For a live concert recording where there is expected to be continuity of sound between the different songs, continuous audience response noise, etc. having one long project would be typical.

When making an album format, e.g. CD release, then pre-mixed individual songs would often be imported as stereo tracks and then the order of the individual songs arranged in the project, level adjustments between different songs, and often slight equalization and compression to make all the different songs have a similar sound impression (if desired).

That is more complicated than the problem may seem. The editor does show amplitude peaks, but loudness as perceived by the ear is not strictly related to only amplitude, Loudness perceived by the ear is determined by a combination of signal amplitude, frequency content, and what was heard previously.
The term “previously” is also variable, if you study the specifications for the loudness standards there is typically a calculation method for short term loudness, and long term or integrated loudness (which you might think of as kind of an average value of loudness over the entire song/album/movie etc.).

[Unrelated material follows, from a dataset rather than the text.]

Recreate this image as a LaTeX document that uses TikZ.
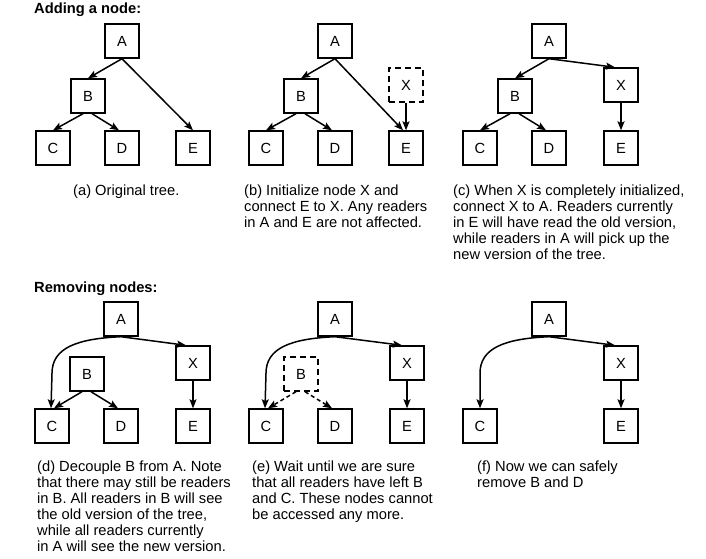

If you are interested in the background of best practices for mixing to a particular loudness standard these two articles are what I would consider the foundation of modern best practices (and the basis of the K-system meters used by default on the Ardour master bus).
Level Practices part 1
Level Practices part 2
The most succint summary would be set your monitoring levels using calibrated gain as specified for movie mixing per Dolby recommendations, possibly with an adjustment to accomodate differences in practice between music and soundtrack expectations, then just mix to what sounds good.

That depends on whether you are trying to fix a balance problem, i.e. one instrument or voice is too loud or too quiet relative to the other instruments at a particular place, or an overall level problem, meaning that the balance is what you want, but the total level is too high or too low.

That is where having another person to provide an opinion can be helpful. It can also be useful to get a song to a point where it it close to what you want, then leave it for a while and come back after resting or working on something else to see if your opinion has changed.

I think you may not give yourself enough credit, assuming you are a reasonably experienced musician, or even music listener. For an album I think the relevant thing would be have the songs in the order you expect them played, then actually listen to them all together in that order. It will be somewhat obvious if (to pick an extreme example) a slow ballad with one voice and acoustic guitar was as loud or louder than a song with full rock band and harmony vocals. It just would not sound natural (although most albums would not make those types of recordings differ in anything close to the actual natural difference in loudness you would hear in the room).

One advantage of having someone not involved in the music performing or writing listen is that as a performer you may get distracted by particular performance issues when listening, but what is really needed at that time is listening to the overall blend of the music without focusing on whether one particular note was in tune or on time.